## Record excerpts

....

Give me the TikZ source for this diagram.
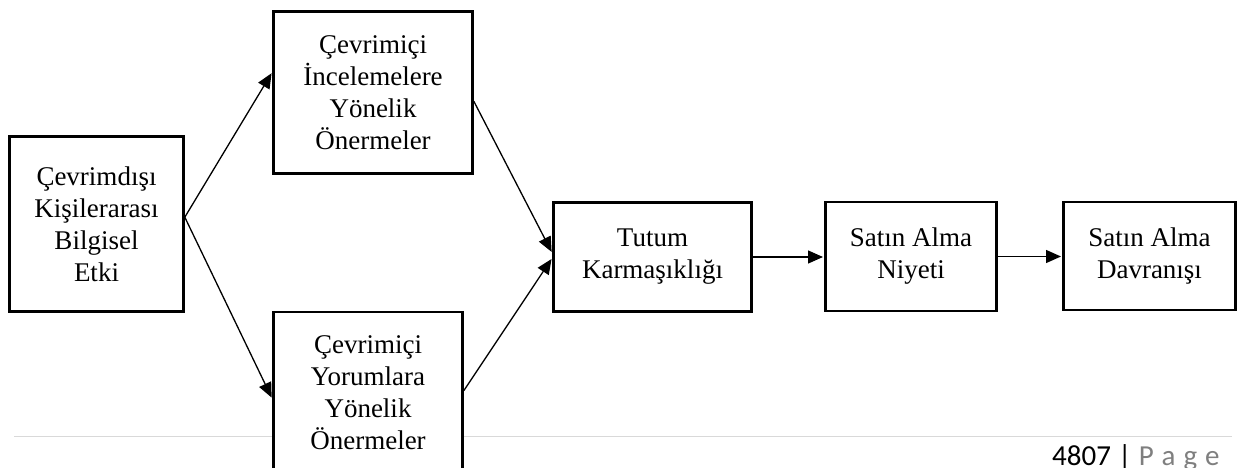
\documentclass[tikz,border=0pt]{standalone}
\usepackage{fontspec}
\setmainfont{Liberation Serif}
\newfontfamily\footfont{Carlito}[WordSpace=1.4]
\newfontfamily\pagefont{Carlito}[WordSpace=1.1]
\usetikzlibrary{arrows.meta,calc}
\definecolor{linegray}{HTML}{D9D9D9}
\definecolor{footgray}{HTML}{7F7F7F}
\begin{document}
\begin{tikzpicture}[x=1pt,y=-1pt,
  box/.style={draw,line width=2.6pt,fill=white,align=center,inner sep=0pt,font=\fontsize{27}{32}\selectfont},
  conn/.style={line width=1.3pt,shorten >=1.2pt,-{Triangle[length=15pt,width=13pt]}},
]
\useasboundingbox (0,0) rectangle (1240,468);
\clip (0,0) rectangle (1240,468);
\coordinate (gl) at (14,436.5);
\coordinate (gr) at (1232,436.5);
\draw[line width=1.5pt,color=linegray] (gl) -- (gr);

\node[box,minimum width=174pt,minimum height=175pt] (off) at (96.5,224) {Çevrimdışı\\Kişilerarası\\Bilgisel\\Etki};
\node[box,minimum width=199pt,minimum height=162pt] (onl1) at (373,92.5) {Çevrimiçi\\İncelemelere\\Yönelik\\Önermeler};
\node[box,minimum width=189pt,minimum height=162pt] (onl2) at (368,393) {Çevrimiçi\\Yorumlara\\Yönelik\\Önermeler};
\node[box,minimum width=198pt,minimum height=109pt] (tut) at (652.5,257) {Tutum\\Karmaşıklığı};
\node[box,minimum width=171pt,minimum height=109pt] (niy) at (911,256.5) {Satın Alma\\Niyeti};
\node[box,minimum width=172pt,minimum height=108pt] (dav) at (1149.5,256) {Satın Alma\\Davranışı};

\draw[conn] ($(off.north east)+(0,82)$) -- ($(onl1.north west)+(0,62)$);
\draw[conn] ($(off.north east)+(0,82)$) -- ($(onl2.north west)+(0,88)$);
\draw[conn] ($(onl1.north east)+(0,91)$) -- ($(tut.west)+(0,-4)$);
\draw[conn] ($(onl2.north east)+(0,80)$) -- ($(tut.west)+(0,1)$);
\draw[conn] (tut.east) -- (tut.east -| niy.west);
\draw[conn] (niy.east) -- (niy.east -| dav.west);

\node[anchor=base west,inner sep=0pt,font=\footfont\fontsize{29}{34}\selectfont] (pg) at (1052,465)
  {4807 | \textcolor{footgray}{\pagefont P a g e}};
\end{tikzpicture}
\end{document}
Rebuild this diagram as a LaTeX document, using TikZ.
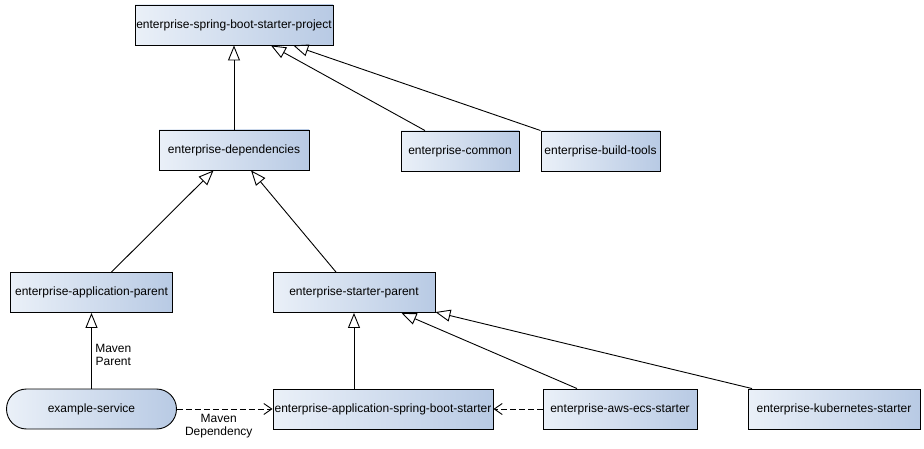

....

## Task directions
Wherever the word "diagram" occurs in a line of the listing, copy that line.

## Response for this exercise
Give me the TikZ source for this diagram.
Rebuild this diagram as a LaTeX document, using TikZ.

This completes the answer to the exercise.